Perrigo Company plc Ordinary Shares (PRGO) Stays Hostile In Mylan NV (MYL)’s Bid
The war of words between Perrigo Company plc Ordinary Shares (NYSE:PRGO) and Mylan NV (NASDAQ:MYL) appears to be heating up as the blame game starts. Mylan continues to show interest in the British firm while the latter remains hostile to the overtures. The fight between the two companies reminds of Pfizer Inc. (NYSE:PFE)’s bid to acquire AstraZeneca plc (ADR) (NYSE:AZN) more than a year ago.
Threat of Delisting
The latest accusation from Perrigo Company plc Ordinary Shares (NYSE:PRGO) against Mylan NV (NASDAQ:MYL) is that the latter is threatening to delist its share from all the stock exchanges. That is irrespective of the fact that 49% of the company’s shareholders preferring to say no to the delist offer. The accusation came from none other than the President and CEO, Joseph Papa.
The Britain Company’s CEO, Papa, also accused Mylan of further troubling the corporate governance values by pursuing its acquisition desire. He cited the example of the decision to cut the acceptance condition to 50+% of its outstanding share from the earlier 80% level. He said that the move created the possibility that Mylan will not be able to deliver the anticipated synergies.
When a company engages in a hostile bid to acquire another, it is but natural that there are accusations and counter-accusations and clarifications. Sometimes, it leads to mudslinging campaign to break all hells. Predictably, Mylan NV (NASDAQ:MYL) dismissed the charges of Papa and that its statement was misleading.
The Irish firm’s Executive Chairman, Robert Coury, said that the company is confident of acquiring Perrigo Company plc Ordinary Shares (NYSE:PRGO). That is part of its agenda to deliver strong performance, as well as, creating value for both the companies, shareholders and other stakeholders.
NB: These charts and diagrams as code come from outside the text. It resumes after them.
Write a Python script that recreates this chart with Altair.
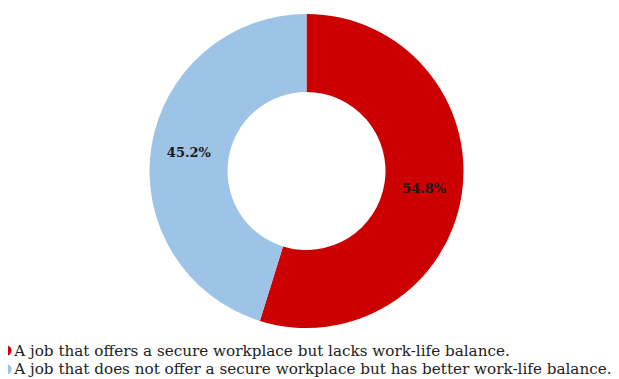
import altair as alt
import pandas as pd

categories = [
    "A job that offers a secure workplace but lacks work-life balance.",
    "A job that does not offer a secure workplace but has better work-life balance.",
]
values = [54.8, 45.2]
labels = ["54.8%", "45.2%"]
colors = ["#CC0000", "#9DC3E6"]

df = pd.DataFrame({"category": categories, "value": values, "label": labels,
                   "order": [0, 1]})

base = alt.Chart(df).encode(
    theta=alt.Theta("value:Q", stack=True),
    order=alt.Order("order:Q"),
)

arc = base.mark_arc(radius=157, radius2=79, stroke=None).encode(
    x=alt.value(298.5),
    y=alt.value(163),
    color=alt.Color(
        "category:N",
        scale=alt.Scale(domain=categories, range=colors),
        legend=alt.Legend(
            title=None,
            orient="none",
            legendX=-9,
            legendY=335,
            direction="vertical",
            symbolType="circle",
            symbolSize=100,
            symbolStrokeWidth=0,
            labelOffset=0,
            labelFont="DejaVu Serif",
            labelFontSize=15.2,
            labelColor="#222222",
            labelLimit=800,
            rowPadding=2.8,
            padding=0,
        ),
    ),
)

text = base.mark_text(
    radius=119, font="DejaVu Serif", fontWeight="bold", fontSize=13,
    color="#1a1a1a"
).encode(
    x=alt.value(298.5),
    y=alt.value(163),
    text="label:N",
)

chart = alt.layer(arc, text).properties(
    width=603, height=380, padding=0,
    autosize=alt.AutoSizeParams(type="none"),
).configure_view(stroke=None)

chart.save("out.html", embed_options={"renderer": "svg", "actions": False})
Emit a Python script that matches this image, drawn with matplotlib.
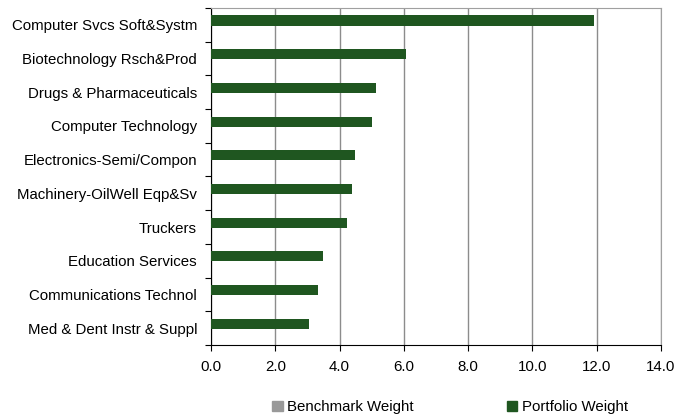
import numpy as np
import matplotlib.pyplot as plt
from matplotlib.patches import Patch

plt.rcParams['font.family'] = ['Liberation Sans', 'DejaVu Sans']

# Sector weights (%)
sectors = ['Computer Svcs Soft&Systm', 'Biotechnology Rsch&Prod', 'Drugs & Pharmaceuticals',
           'Computer Technology', 'Electronics-Semi/Compon', 'Machinery-OilWell Eqp&Sv',
           'Truckers', 'Education Services', 'Communications Technol', 'Med & Dent Instr & Suppl']
portfolio_weight = [11.92, 6.07, 5.13, 5.0, 4.48, 4.39, 4.23, 3.48, 3.33, 3.05]
benchmark_weight = [0, 0, 0, 0, 0, 0, 0, 0, 0, 0]

green = '#1f5620'
grey = '#999999'

fig = plt.figure(figsize=(6.87, 4.15), dpi=100)
ax = fig.add_axes([211 / 687, 1 - 345 / 415, 450 / 687, 337 / 415])

y = np.arange(len(sectors))
h = 0.3
ax.barh(y - 0.13, portfolio_weight, height=h, color=green, zorder=3)
ax.barh(y + 0.17, benchmark_weight, height=h, color=grey, zorder=3)

ax.set_xlim(0, 14)
ax.set_ylim(len(sectors) - 0.5, -0.5)
ax.set_xticks(np.arange(0, 14.1, 2))
ax.set_xticklabels([f'{v:.1f}' for v in np.arange(0, 14.1, 2)])
ax.xaxis.grid(True, color='#8c8c8c', linewidth=1, zorder=0)

ax.set_yticks(np.arange(-0.5, len(sectors), 1))
ax.set_yticklabels([])
ax.set_yticks(y, minor=True)
ax.set_yticklabels(sectors, minor=True)
ax.tick_params(axis='y', which='minor', length=0, pad=10, labelsize=10.8)
ax.tick_params(axis='y', which='major', length=4, direction='out')
ax.tick_params(axis='x', length=4, direction='out', pad=7, labelsize=10.8)

for side in ['top', 'right']:
    ax.spines[side].set_color('#a0a0a0')
for side in ['left', 'bottom']:
    ax.spines[side].set_color('black')

handles = [Patch(color=grey, label='Benchmark Weight'),
           Patch(color=green, label='Portfolio Weight')]
fig.legend(handles=handles, loc='center', bbox_to_anchor=(450 / 687, 1 - 407 / 415),
           ncol=2, frameon=False, fontsize=10.8, handlelength=0.7, handleheight=0.7,
           handletextpad=0.3, columnspacing=6.2)

fig.savefig('out.png', dpi=100)
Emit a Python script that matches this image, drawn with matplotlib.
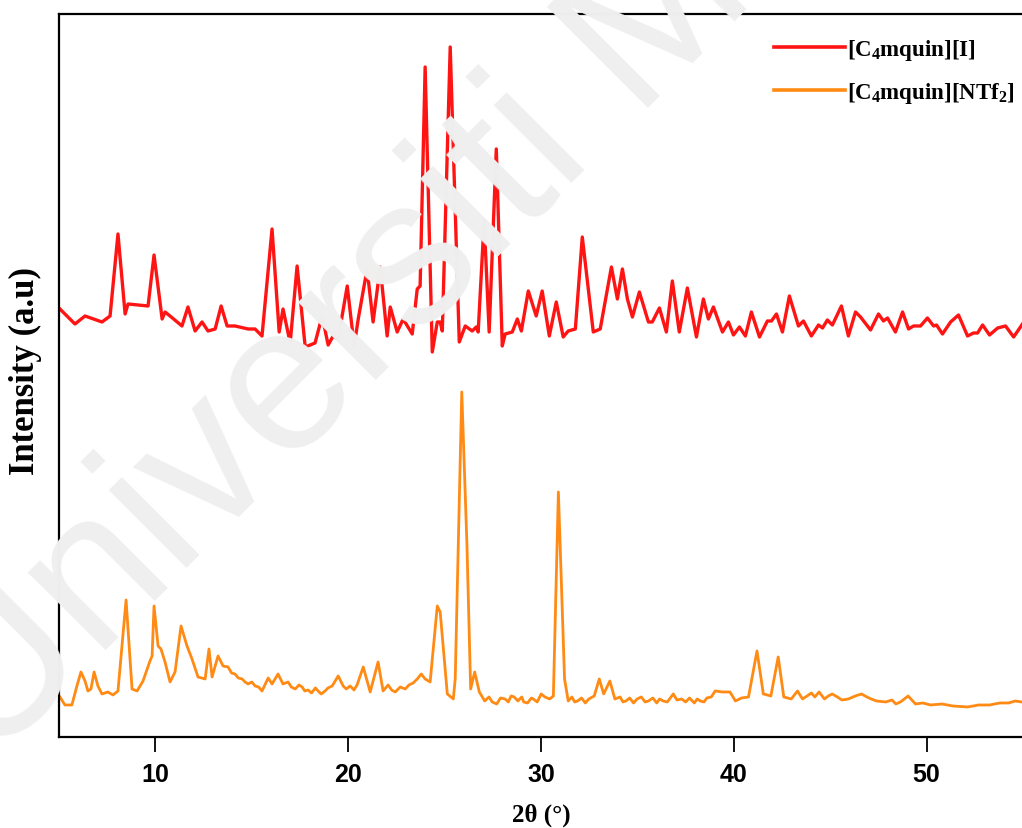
import matplotlib
matplotlib.use('Agg')
import matplotlib.pyplot as plt

# 2theta (deg) and intensity (a.u.)
theta_i = [5.05, 5.83, 6.35, 7.23, 7.65, 8.06, 8.43, 8.58, 9.62, 9.93,
           10.35, 10.50, 10.76, 11.38, 11.69, 12.06, 12.42, 12.73, 13.10, 13.41,
           13.72, 14.13, 14.81, 15.17, 15.53, 16.05, 16.42, 16.62, 16.99, 17.35,
           17.77, 18.28, 18.65, 18.96, 19.22, 19.48, 19.95, 20.31, 20.52, 20.98,
           21.29, 21.66, 22.02, 22.18, 22.54, 22.85, 23.32, 23.58, 23.73, 23.99,
           24.36, 24.62, 24.77, 24.88, 25.29, 25.76, 26.07, 26.43, 26.64, 26.74,
           27.05, 27.31, 27.68, 27.99, 28.14, 28.51, 28.77, 28.98, 29.34, 29.75,
           30.06, 30.43, 30.79, 31.15, 31.41, 31.78, 32.14, 32.71, 33.07, 33.65,
           33.96, 34.22, 34.48, 34.74, 35.10, 35.57, 35.77, 36.14, 36.50, 36.81,
           37.17, 37.59, 38.06, 38.42, 38.68, 38.94, 39.41, 39.72, 39.98, 40.29,
           40.60, 40.91, 41.33, 41.74, 41.95, 42.21, 42.52, 42.88, 43.35, 43.61,
           44.02, 44.39, 44.60, 44.85, 45.11, 45.58, 45.94, 46.31, 46.57, 47.09,
           47.50, 47.76, 47.97, 48.38, 48.75, 49.06, 49.32, 49.68, 50.04, 50.36,
           50.51, 50.82, 51.24, 51.65, 52.12, 52.43, 52.64, 52.90, 53.26, 53.68,
           54.09, 54.51, 54.97]
int_i = [428, 413, 421, 415, 421, 503, 423, 433, 431, 482,
         418, 425, 421, 411, 430, 406, 415, 406, 408, 431,
         411, 411, 408, 408, 401, 508, 405, 428, 394, 471,
         390, 394, 421, 392, 401, 398, 451, 391, 418, 468,
         415, 470, 401, 430, 405, 418, 403, 448, 451, 670,
         385, 415, 415, 406, 690, 395, 411, 406, 410, 405,
         516, 405, 588, 391, 403, 405, 418, 406, 446, 421,
         446, 401, 435, 400, 406, 408, 500, 405, 408, 470,
         438, 468, 438, 420, 445, 415, 415, 429, 405, 456,
         405, 449, 400, 438, 418, 430, 405, 415, 402, 410,
         401, 425, 400, 416, 416, 423, 405, 441, 411, 416,
         401, 412, 409, 417, 412, 431, 401, 425, 420, 407,
         423, 416, 419, 405, 425, 408, 411, 411, 419, 411,
         412, 403, 415, 422, 401, 404, 404, 412, 402, 409,
         411, 400, 413]

theta_n = [5.05, 5.31, 5.67, 5.93, 6.14, 6.35, 6.50, 6.66, 6.82, 7.02,
           7.23, 7.54, 7.80, 8.06, 8.48, 8.79, 9.05, 9.36, 9.72, 9.83,
           9.93, 10.14, 10.29, 10.50, 10.76, 11.02, 11.33, 11.64, 11.90, 12.21,
           12.58, 12.78, 12.94, 13.25, 13.51, 13.77, 13.95, 14.13, 14.30, 14.50,
           14.65, 14.81, 15.00, 15.17, 15.35, 15.53, 15.85, 16.05, 16.36, 16.62,
           16.88, 17.05, 17.25, 17.45, 17.61, 17.75, 17.92, 18.10, 18.30, 18.44,
           18.60, 18.80, 18.95, 19.17, 19.48, 19.74, 19.90, 20.10, 20.30, 20.46,
           20.78, 21.14, 21.55, 21.81, 22.07, 22.25, 22.44, 22.70, 22.96, 23.15,
           23.37, 23.58, 23.79, 23.99, 24.25, 24.62, 24.77, 25.14, 25.45, 25.55,
           25.89, 26.16, 26.35, 26.56, 26.80, 27.08, 27.30, 27.47, 27.70, 27.90,
           28.14, 28.30, 28.45, 28.61, 28.80, 29.00, 29.10, 29.30, 29.50, 29.60,
           29.80, 30.01, 30.20, 30.45, 30.64, 30.90, 31.22, 31.41, 31.60, 31.75,
           31.90, 32.10, 32.30, 32.48, 32.76, 33.02, 33.25, 33.57, 33.83, 34.10,
           34.25, 34.40, 34.60, 34.80, 34.98, 35.20, 35.40, 35.57, 35.80, 36.00,
           36.15, 36.33, 36.55, 36.86, 37.05, 37.29, 37.50, 37.70, 37.95, 38.10,
           38.26, 38.45, 38.60, 38.83, 39.03, 39.41, 39.80, 40.08, 40.40, 40.76,
           41.20, 41.53, 41.92, 42.30, 42.59, 42.98, 43.30, 43.56, 43.80, 44.02,
           44.20, 44.42, 44.70, 44.90, 45.10, 45.37, 45.60, 45.94, 46.30, 46.62,
           46.90, 47.12, 47.40, 47.88, 48.20, 48.40, 48.64, 49.04, 49.42, 49.80,
           50.20, 50.80, 51.34, 52.12, 52.70, 53.26, 53.80, 54.25, 54.60, 54.92]
int_n = [40, 32, 32, 51, 65, 56, 46, 48, 65, 51,
         43, 45, 42, 46, 137, 48, 46, 56, 76, 81,
         131, 91, 88, 75, 55, 65, 111, 91, 78, 60,
         58, 88, 60, 81, 71, 70, 64, 63, 59, 58,
         55, 53, 55, 51, 50, 46, 59, 53, 63, 53,
         55, 50, 48, 52, 50, 46, 47, 44, 49, 46,
         43, 46, 49, 51, 61, 51, 48, 51, 47, 52,
         70, 45, 75, 46, 52, 47, 45, 50, 48, 52,
         54, 58, 63, 58, 55, 131, 125, 43, 38, 58,
         345, 191, 48, 65, 45, 36, 40, 35, 33, 39,
         38, 35, 41, 40, 36, 40, 35, 34, 39, 38,
         35, 43, 40, 38, 41, 245, 58, 36, 40, 35,
         36, 39, 34, 38, 41, 58, 43, 56, 38, 40,
         35, 36, 39, 34, 38, 40, 35, 36, 39, 34,
         38, 36, 35, 43, 37, 38, 35, 39, 34, 38,
         36, 35, 39, 40, 46, 45, 45, 36, 39, 40,
         86, 43, 41, 80, 40, 38, 46, 38, 41, 44,
         40, 45, 38, 41, 43, 40, 37, 38, 41, 43,
         40, 38, 36, 35, 37, 33, 35, 41, 33, 34,
         32, 33, 31, 30, 32, 32, 34, 34, 36, 35]

xticks = [10, 20, 30, 40, 50]
labels = [r'[C$\mathbf{_4}$mquin][I]', r'[C$\mathbf{_4}$mquin][NTf$\mathbf{_2}$]']
colors = ['#ff1414', '#ff8a14']

plt.rcParams['mathtext.fontset'] = 'custom'
plt.rcParams['mathtext.bf'] = 'Liberation Serif:bold'
plt.rcParams['mathtext.rm'] = 'Liberation Serif:bold'

fig = plt.figure(figsize=(10.22, 8.29), dpi=100)
ax = fig.add_axes([0.0577, 0.1098, 0.9443, 0.8721])

# faint watermark behind the plot
fig.text(-0.01, 0.075, 'Universiti Malaya', rotation=45, rotation_mode='anchor',
         ha='left', va='baseline', fontsize=150, color='#efefef',
         family='Liberation Sans', zorder=0)
ax.patch.set_alpha(0)

ax.plot(theta_i, int_i, color=colors[0], lw=2.4, solid_joinstyle='round', label=labels[0])
ax.plot(theta_n, int_n, color=colors[1], lw=2.0, solid_joinstyle='round', label=labels[1])

ax.set_xlim(5, 55.05)
ax.set_ylim(0, 723)
ax.set_xticks(xticks)
ax.set_yticks([])
ax.tick_params(axis='x', direction='out', length=11, width=1.3, pad=7, labelsize=18)
for t in ax.get_xticklabels():
    t.set_family('Liberation Sans')
    t.set_fontweight('bold')
for s in ax.spines.values():
    s.set_linewidth(1.6)

ax.set_xlabel('2θ (°)', family='Liberation Serif', fontweight='bold', fontsize=18)
ax.xaxis.set_label_coords(0.5, -0.1065)
ax.xaxis.label.set_va('center')
ax.set_ylabel('Intensity (a.u)', family='Liberation Serif', fontweight='bold', fontsize=25)
ax.yaxis.set_label_coords(-0.0345, 0.507)
ax.yaxis.label.set_va('center')

leg = ax.legend(loc='upper left', bbox_to_anchor=(0.741, 0.968), frameon=False,
                handlelength=3.1, handletextpad=0.1, labelspacing=0.8, borderpad=0,
                borderaxespad=0,
                prop={'family': 'Liberation Serif', 'weight': 'bold', 'size': 16.5})
for h in leg.get_lines():
    h.set_linewidth(2.6)

fig.savefig('out.png', dpi=100)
He also charged Papa of violating some panel rules in issuing a misleading statement and creating uncertainty in the market.
Lowering Acceptance Condition
While Papa accused Mylan of coercing its shareholders in tendering their shares by lowering the threshold, the Irish firm not only denied the charge but also said that there will not be any issue in achieving synergies. Coury pointed out that the company has run other firms with similar terms and conditions. Papa’s charge was that lowering acceptance condition was to ensure that shareholders should not be feeling in the minority.
A proxy firm, Mosiac LLC, said that Mylan NV (NASDAQ:MYL)’s decision created a wider range of options. The proxy firm said that the condition has the probability to frustrate any future moves to consolidate the two firms. Mylan offered to buy Perrigo Company plc Ordinary Shares (NYSE:PRGO) for approximately $35.1 billion. Predictably, the Britain company rejected the bid saying it undervalued the firm.